Eight months go by, and here we are, back at the same Denny’s.  As I entered the restaurant, the first person I see is John.  There he stood, smiling at me.  Being that I am a nice person, I smiled back.  We were seated at another server’s table, but that didn’t stop John from coming over, asking us (me) if we needed any more coffee, or ANYTHING else.  Our regular server almost had to give him an elbow to get out of his way!

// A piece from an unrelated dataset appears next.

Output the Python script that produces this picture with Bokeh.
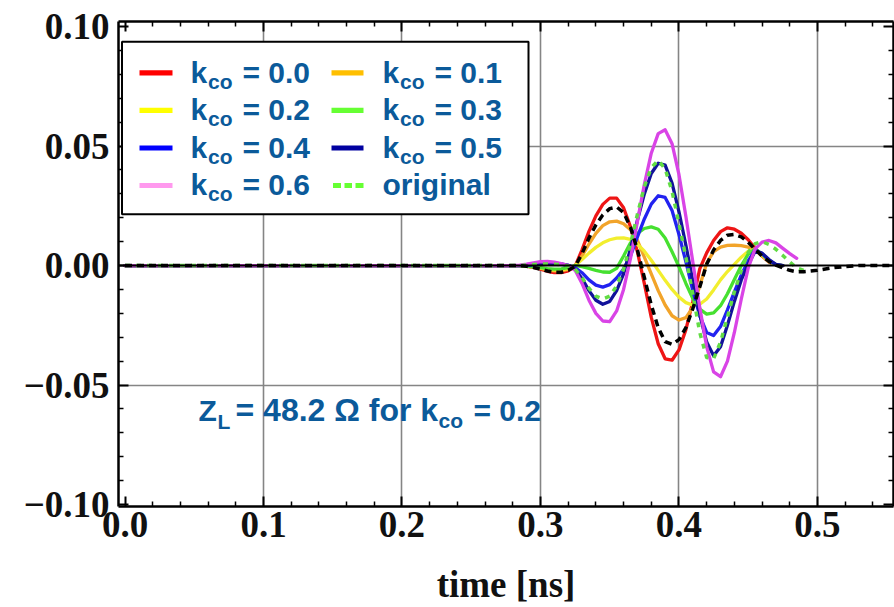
import numpy as np
from bokeh.plotting import figure
from bokeh.models import (Range1d, LinearAxis, FixedTicker, CustomJSTickFormatter,
                          Span, Label, BoxAnnotation, ColumnDataSource)
from bokeh.embed import file_html
from bokeh.resources import INLINE

# ------------------------------------------------------------------ data
time_ns = [0.0,
           0.28, 0.285, 0.29, 0.295, 0.30, 0.305, 0.31, 0.315, 0.32, 0.325,
           0.33, 0.335, 0.34, 0.345, 0.35, 0.355, 0.36, 0.365, 0.37, 0.375,
           0.38, 0.385, 0.39, 0.395, 0.40, 0.405, 0.41, 0.415, 0.42, 0.425,
           0.43, 0.435, 0.44, 0.445, 0.45, 0.455, 0.46, 0.465, 0.47, 0.475,
           0.48, 0.485, 0.49,
           0.50, 0.51, 0.52, 0.53, 0.555]

k00 = [0.0,
       0.0, 0.0, -0.0003, -0.0008, -0.0015, -0.0024, -0.0030, -0.0030, -0.0022, -0.0003,
       0.0066, 0.0143, 0.0208, 0.0256, 0.0282, 0.0282, 0.0242, 0.0162, 0.0057, -0.0076,
       -0.0217, -0.0327, -0.0390, -0.0396, -0.0353, -0.0268, -0.0150, -0.0014, 0.0053, 0.0105,
       0.0142, 0.0158, 0.0152, 0.0135, 0.0108, 0.0072, 0.0040, 0.0015, 0.0002, 0.0]

k01 = [0.0,
       0.0, 0.0, -0.0002, -0.0006, -0.0012, -0.0018, -0.0022, -0.0022, -0.0016, -0.0002,
       0.0040, 0.0090, 0.0135, 0.0167, 0.0183, 0.0186, 0.0175, 0.0150, 0.0105, 0.0035,
       -0.0035, -0.0105, -0.0165, -0.0210, -0.0228, -0.0218, -0.0175, -0.0085, 0.0010, 0.0058,
       0.0077, 0.0084, 0.0085, 0.0083, 0.0077, 0.0065, 0.0040, 0.0015, 0.0002, 0.0]

k02 = [0.0,
       0.0, 0.0, -0.0002, -0.0005, -0.0010, -0.0015, -0.0018, -0.0018, -0.0012, 0.0,
       0.0025, 0.0052, 0.0076, 0.0095, 0.0108, 0.0115, 0.0116, 0.0110, 0.0090, 0.0060,
       0.0022, -0.0020, -0.0062, -0.0100, -0.0132, -0.0155, -0.0166, -0.0162, -0.0140, -0.0102,
       -0.0060, -0.0025, 0.0005, 0.0035, 0.0060, 0.0068, 0.0045, 0.0018, 0.0003, 0.0]

k03 = [0.0,
       0.0, 0.0, -0.0002, -0.0005, -0.0009, -0.0013, -0.0015, -0.0014, -0.0009, 0.0,
       -0.0005, -0.0012, -0.0020, -0.0027, -0.0028, -0.0012, 0.0040, 0.0095, 0.0135, 0.0155,
       0.0162, 0.0152, 0.0115, 0.0058, -0.0005, -0.0075, -0.0138, -0.0182, -0.0203, -0.0198,
       -0.0168, -0.0118, -0.0058, 0.0, 0.0048, 0.0070, 0.0048, 0.0020, 0.0004, 0.0]

k04 = [0.0,
       0.0, 0.0, 0.0001, 0.0003, 0.0005, 0.0007, 0.0007, 0.0005, 0.0001, -0.0008,
       -0.0030, -0.0060, -0.0082, -0.0090, -0.0080, -0.0052, -0.0015, 0.0040, 0.0120, 0.0195,
       0.0257, 0.0292, 0.0285, 0.0230, 0.0130, 0.0015, -0.0105, -0.0210, -0.0280, -0.0293,
       -0.0255, -0.0185, -0.0110, -0.0040, 0.0020, 0.0065, 0.0050, 0.0022, 0.0004, 0.0]

k05 = [0.0,
       0.0, 0.0, 0.0002, 0.0005, 0.0008, 0.0010, 0.0010, 0.0007, 0.0001, -0.0015,
       -0.0055, -0.0105, -0.0145, -0.0162, -0.0150, -0.0105, -0.0035, 0.0070, 0.0190, 0.0300,
       0.0385, 0.0428, 0.0420, 0.0345, 0.0225, 0.0085, -0.0065, -0.0205, -0.0320, -0.0377,
       -0.0340, -0.0250, -0.0150, -0.0060, 0.0005, 0.0060, 0.0052, 0.0025, 0.0005, 0.0]

k06 = [0.0,
       0.0, 0.0002, 0.0006, 0.0011, 0.0016, 0.0017, 0.0014, 0.0008, 0.0, -0.0020,
       -0.0075, -0.0145, -0.0200, -0.0232, -0.0235, -0.0190, -0.0100, 0.0030, 0.0185, 0.0340,
       0.0470, 0.0552, 0.0568, 0.0510, 0.0380, 0.0205, 0.0015, -0.0175, -0.0340, -0.0445,
       -0.0465, -0.0400, -0.0280, -0.0140, -0.0010, 0.0070, 0.0098, 0.0105, 0.0095, 0.0072,
       0.0050, 0.0030]

original = [0.0,
            0.0, 0.0, 0.0002, 0.0004, 0.0006, 0.0007, 0.0006, 0.0003, -0.0002, -0.0015,
            -0.0050, -0.0095, -0.0128, -0.0140, -0.0128, -0.0085, -0.0015, 0.0090, 0.0215, 0.0330,
            0.0410, 0.0440, 0.0405, 0.0310, 0.0175, 0.0035, -0.0120, -0.0280, -0.0385, -0.0390,
            -0.0320, -0.0215, -0.0110, -0.0020, 0.0055, 0.0092, 0.0100, 0.0088, 0.0068, 0.0042,
            0.0015, -0.0010, -0.0020]

# unlabelled black dashed reference trace
reference = [0.0,
             0.0, 0.0, -0.0003, -0.0008, -0.0015, -0.0023, -0.0028, -0.0028, -0.0020, -0.0004,
             0.0050, 0.0115, 0.0170, 0.0212, 0.0238, 0.0245, 0.0222, 0.0160, 0.0065, -0.0050,
             -0.0165, -0.0260, -0.0318, -0.0330, -0.0310, -0.0260, -0.0180, -0.0090, 0.0005, 0.0065,
             0.0105, 0.0127, 0.0130, 0.0120, 0.0097, 0.0068, 0.0040, 0.0017, 0.0002, -0.0010,
             -0.0020, -0.0026, -0.0026,
             -0.0020, -0.0010, -0.0004, 0.0, 0.0]

k_labels = ["0.0", "0.1", "0.2", "0.3", "0.4", "0.5", "0.6"]

x_ticks = [0.0, 0.1, 0.2, 0.3, 0.4, 0.5]
x_tick_labels = ["0.0", "0.1", "0.2", "0.3", "0.4", "0.5"]
y_ticks = [-0.10, -0.05, 0.0, 0.05, 0.10]
y_tick_labels = ["\u22120.10", "\u22120.05", "0.00", "0.05", "0.10"]
x_grid = [0.1, 0.2, 0.3, 0.4, 0.5]
y_grid = [-0.05, 0.05]
x_title = "time [ns]"

# ------------------------------------------------------------------ layout
W, H = 894, 607
FL, FR, FT, FB = 118, 893, 21, 509
X0, X1 = -0.0047, 0.5549
Y0, Y1 = -0.1008, 0.1021
LABEL_SHIFT = 11   # label anchor correction (px)


def dx(px):
    return X0 + (px - FL) / (FR - FL) * (X1 - X0)


def dy(py):
    return Y1 - (py - FT) / (FB - FT) * (Y1 - Y0)


p = figure(width=W, height=H, output_backend="svg", toolbar_location=None,
           x_range=Range1d(X0, X1), y_range=Range1d(Y0, Y1),
           min_border_left=FL, min_border_right=W - FR,
           min_border_top=FT, min_border_bottom=H - FB)
p.outline_line_color = None
p.background_fill_color = "white"
p.border_fill_color = "white"

x_minor = [round(0.02 * i, 2) for i in range(28) if i % 5 != 0]
y_minor = [round(-0.10 + 0.01 * i, 2) for i in range(21) if i % 5 != 0]


def tick_fmt(tvals, tlabels):
    return CustomJSTickFormatter(args=dict(tvals=tvals, tlabels=tlabels), code="""
        for (let i = 0; i < tvals.length; i++) {
            if (Math.abs(tick - tvals[i]) < 1e-9) { return tlabels[i]; }
        }
        return "";
    """)


def style_axis(ax):
    ax.axis_line_color = "black"
    ax.axis_line_width = 2.5
    ax.major_tick_in = 10
    ax.major_tick_out = 0
    ax.minor_tick_in = 5
    ax.minor_tick_out = 0
    ax.major_tick_line_color = "black"
    ax.major_tick_line_width = 2
    ax.minor_tick_line_color = "black"
    ax.minor_tick_line_width = 1.5


xax = p.xaxis[0]
yax = p.yaxis[0]
xax.ticker = FixedTicker(ticks=x_ticks, minor_ticks=x_minor)
yax.ticker = FixedTicker(ticks=y_ticks, minor_ticks=y_minor)
xax.formatter = tick_fmt(x_ticks, x_tick_labels)
yax.formatter = tick_fmt(y_ticks, y_tick_labels)
for ax in (xax, yax):
    style_axis(ax)
    ax.major_label_text_font = "Liberation Serif"
    ax.major_label_text_font_style = "bold"
    ax.major_label_text_font_size = "37px"
    ax.major_label_text_color = "#111111"
xax.major_label_standoff = 5
yax.major_label_standoff = 9
xax.axis_label = x_title
xax.axis_label_text_font = "Liberation Serif"
xax.axis_label_text_font_style = "bold"
xax.axis_label_text_font_size = "37px"
xax.axis_label_text_color = "#111111"
xax.axis_label_standoff = 24

top_ax = LinearAxis(ticker=FixedTicker(ticks=x_ticks, minor_ticks=x_minor),
                    formatter=CustomJSTickFormatter(code="return '';"),
                    major_label_standoff=0, major_label_text_font_size="1px")
right_ax = LinearAxis(ticker=FixedTicker(ticks=y_ticks, minor_ticks=y_minor),
                      formatter=CustomJSTickFormatter(code="return '';"),
                      major_label_standoff=0, major_label_text_font_size="1px")
style_axis(top_ax)
style_axis(right_ax)
p.add_layout(top_ax, "above")
p.add_layout(right_ax, "right")

p.xgrid.ticker = FixedTicker(ticks=x_grid)
p.ygrid.ticker = FixedTicker(ticks=y_grid)
for g in (p.xgrid[0], p.ygrid[0]):
    g.grid_line_color = "#858585"
    g.grid_line_width = 1.6

p.add_layout(Span(location=0, dimension="width", line_color="black", line_width=2))

# ------------------------------------------------------------------ curves
curves = [
    (k00, "#ee1515", None),
    (k01, "#f2a42a", None),
    (k02, "#f2ee2e", None),
    (k03, "#46e030", None),
    (k04, "#2222f0", None),
    (k05, "#12129a", None),
    (k06, "#d944e6", None),
    (original, "#62dc44", "5 6"),
    (reference, "#000000", "7 5"),
]
for vals, col, dash in curves:
    src = ColumnDataSource(dict(t=time_ns[:len(vals)], v=vals))
    if dash is None:
        p.line("t", "v", source=src, line_color=col, line_width=3.3,
               line_join="round", line_cap="round")
    else:
        p.line("t", "v", source=src, line_color=col, line_width=3.5, line_dash=dash,
               line_join="round")

# ------------------------------------------------------------------ text helpers
TXT = "#0b5a9a"
FONT = "Liberation Sans"


def add_label(text, px, py, size):
    p.add_layout(Label(x=dx(px), y=dy(py - LABEL_SHIFT), text=text, text_font=FONT,
                       text_font_style="bold", text_font_size=size, text_color=TXT,
                       text_baseline="alphabetic", text_align="left"))


# ------------------------------------------------------------------ legend (manual, for subscripts)
p.add_layout(BoxAnnotation(left=dx(121.5), right=dx(528), top=dy(41.5), bottom=dy(215),
                           fill_color="white", fill_alpha=1.0,
                           line_color="black", line_alpha=1.0, line_width=2, level="annotation"))

legend_colors = ["#ff0000", "#ffbf00", "#ffff00", "#66ff33", "#0000ff", "#0000a0", "#ff99ee"]
col_sample = [(139, 172), (331, 363)]
col_text = [190, 382]
row_center = [72.7, 110.5, 148.3, 186.0]
row_base = [83.0, 120.7, 158.4, 196.0]

for i, (lab, col) in enumerate(zip(k_labels, legend_colors)):
    r, c = divmod(i, 2)
    x0s, x1s = col_sample[c]
    yc = row_center[r]
    p.add_layout(BoxAnnotation(left=dx(x0s), right=dx(x1s), top=dy(yc - 2.6), bottom=dy(yc + 2.6),
                               fill_color=col, fill_alpha=1.0, line_color=None))
    xt = col_text[c]
    add_label("k", xt, row_base[r], "30px")
    add_label("co", xt + 17.5, row_base[r] + 9, "21px")
    add_label("= " + lab, xt + 52, row_base[r], "30px")

# dashed sample for "original"
for a, b in [(332.5, 340.5), (344, 351.5), (355, 363)]:
    p.add_layout(BoxAnnotation(left=dx(a), right=dx(b), top=dy(row_center[3] - 2.6),
                               bottom=dy(row_center[3] + 2.6),
                               fill_color="#66ff33", fill_alpha=1.0, line_color=None))
add_label("original", col_text[1], row_base[3], "30px")

# ------------------------------------------------------------------ annotation
add_label("Z", 198, 423, "30px")
add_label("L", 217, 434, "21px")
add_label("= 48.2 \u03a9 for k", 235, 423, "32px")
add_label("co", 438, 433, "21px")
add_label("= 0.2", 473, 423, "30px")

open("out.html", "w").write(file_html(p, INLINE))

At one point, John approached me and said, “You know, you are not going to leave this restaurant without giving me your phone number.  He handed me a piece of paper, I giggled, and wrote down my number.  V told him, “You better give her yours”.  He said, “I’m going to text her, she’ll have it in a minute.”  I leaned over to V and said, “What am I doing????”  She said, “You’re just being friendly… have fun.”

The next day, I’m busy at work, my phone buzzes with a text message.  It’s a photo of him, shirtless.  OH MY GOSH…ok….now I know what this is all about.  It’s what I was afraid of.  I’m assuming that all he’s thinking about is sex.  I was blushing at my desk. I was flattered that this charming, handsome, and sexy young thing was all up in my business.  I mean…he made it perfectly clear that he was totally into me.

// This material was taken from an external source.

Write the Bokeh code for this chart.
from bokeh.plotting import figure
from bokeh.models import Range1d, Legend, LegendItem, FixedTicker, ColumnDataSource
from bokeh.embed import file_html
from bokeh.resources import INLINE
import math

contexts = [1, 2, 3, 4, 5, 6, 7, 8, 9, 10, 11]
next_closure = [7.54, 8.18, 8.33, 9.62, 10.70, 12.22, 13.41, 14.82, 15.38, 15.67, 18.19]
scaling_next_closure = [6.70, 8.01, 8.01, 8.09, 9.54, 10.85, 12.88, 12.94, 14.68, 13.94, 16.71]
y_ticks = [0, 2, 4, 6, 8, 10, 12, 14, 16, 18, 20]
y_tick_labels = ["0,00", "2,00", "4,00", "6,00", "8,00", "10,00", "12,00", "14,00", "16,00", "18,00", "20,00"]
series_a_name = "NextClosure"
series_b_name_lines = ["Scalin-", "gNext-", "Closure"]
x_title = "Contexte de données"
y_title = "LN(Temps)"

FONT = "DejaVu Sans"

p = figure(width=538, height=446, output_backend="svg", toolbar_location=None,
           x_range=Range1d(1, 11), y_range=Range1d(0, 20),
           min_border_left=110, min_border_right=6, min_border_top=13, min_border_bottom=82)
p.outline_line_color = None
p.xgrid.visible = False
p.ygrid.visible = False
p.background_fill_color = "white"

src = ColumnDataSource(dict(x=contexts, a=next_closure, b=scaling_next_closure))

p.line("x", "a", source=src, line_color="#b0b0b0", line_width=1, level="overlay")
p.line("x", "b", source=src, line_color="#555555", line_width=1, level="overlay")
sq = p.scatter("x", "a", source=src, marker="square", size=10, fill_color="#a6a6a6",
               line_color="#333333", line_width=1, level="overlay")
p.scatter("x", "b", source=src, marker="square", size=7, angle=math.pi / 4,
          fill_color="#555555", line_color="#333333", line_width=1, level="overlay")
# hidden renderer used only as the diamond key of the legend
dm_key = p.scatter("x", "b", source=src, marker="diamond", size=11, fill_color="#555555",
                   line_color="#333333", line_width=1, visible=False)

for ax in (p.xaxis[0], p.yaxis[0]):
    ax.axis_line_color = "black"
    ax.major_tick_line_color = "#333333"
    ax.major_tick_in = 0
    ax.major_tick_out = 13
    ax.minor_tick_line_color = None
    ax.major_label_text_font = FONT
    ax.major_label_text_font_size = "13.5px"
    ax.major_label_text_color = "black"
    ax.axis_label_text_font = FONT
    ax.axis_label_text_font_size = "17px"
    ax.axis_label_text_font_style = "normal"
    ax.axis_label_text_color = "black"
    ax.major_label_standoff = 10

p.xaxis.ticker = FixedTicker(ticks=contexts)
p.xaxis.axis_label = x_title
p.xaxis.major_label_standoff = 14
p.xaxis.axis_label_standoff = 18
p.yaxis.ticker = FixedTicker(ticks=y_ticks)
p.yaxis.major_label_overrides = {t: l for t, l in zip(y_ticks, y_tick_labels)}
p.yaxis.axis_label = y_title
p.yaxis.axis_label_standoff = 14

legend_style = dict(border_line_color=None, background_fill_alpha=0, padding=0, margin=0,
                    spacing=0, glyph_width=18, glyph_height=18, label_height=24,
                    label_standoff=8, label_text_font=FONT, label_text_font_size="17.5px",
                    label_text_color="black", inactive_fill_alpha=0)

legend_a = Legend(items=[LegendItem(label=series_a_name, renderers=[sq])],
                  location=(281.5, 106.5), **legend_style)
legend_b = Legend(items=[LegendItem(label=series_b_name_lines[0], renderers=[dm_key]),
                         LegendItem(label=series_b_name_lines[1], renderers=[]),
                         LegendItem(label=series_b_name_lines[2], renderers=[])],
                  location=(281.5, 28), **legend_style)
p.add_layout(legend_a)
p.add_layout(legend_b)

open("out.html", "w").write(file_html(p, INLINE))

I ran through the gamete of emotions.  WHY can’t a guy like me for WHO I am …not just someone to sleep with?  I WANT TO BE DATED.  I have so much to offer, and sex will come into play when the time is right.

I responded to his text that I thought we were going to have drinks.  He said that “we could do both”.  I texted him back saying, “Well, then call me sometime.”  A few hours later he called, and was sweet and charming on the phone.  He wanted to come over to “hang out.”  I asked him what his definition of that was.  John said that he wanted to relax, and get to know each other.  I told him that I wanted to go to a public place so that we can get to know each other there, since I didn’t know him well enough to have him in my home.

After haggling for about 20 minutes, I decided to let him come over…with the stipulation that there is no expectation of sex.  He agreed, and he said that I could “kick him out” whenever I wanted.  This was truly going to be a “get to know each other” hang.

John gets here, and he’s cute as ever.  We both are a little giggly, knowing that there’s a definite attraction.  We talked about various things for a while, and I have to admit that the question that kept popping in my head was, “why is a guy SO young interested in a older woman?” I never asked him that because I didn’t want to offend him.  Suddenly he said that he wanted to kiss me.  I let him.  And it was sweet and nice.  I haven’t been kissed in a long time…and I wanted those 27 year old lips against mine.

Inbetween the kisses, we would talk.  But it came to a screeching halt when he started to push it a little too far.  I knew he was hot and bothered, but I had to tell him it was time to go.  I told him that sex isn’t what I wanted at this point in our friendship.  We are just getting to know each other, and if I don’t have respect for myself, then he won’t either.  It took every piece of will power I had to tell him that (because deep down, I wanted to have sex with this HOT young man).  But, I’ve worked really hard to achieve that respect for myself, and I wasn’t going to blow it.

John told me that he was going back east in the next few days to be in his best friend’s wedding.  We stood in my doorway, saying goodbye when he gave me a sweet kiss goodnight.  He said he would be in touch.

I have found myself thinking about this guy, wondering why he was brought into my life.  I’m confused…I don’t know what to think of this.  I am definitely in a holding pattern, waiting to see how this will play out. As I write this, I have not heard from him.  I hope I do….because if anything…we can be friends.  It has to start there anyway.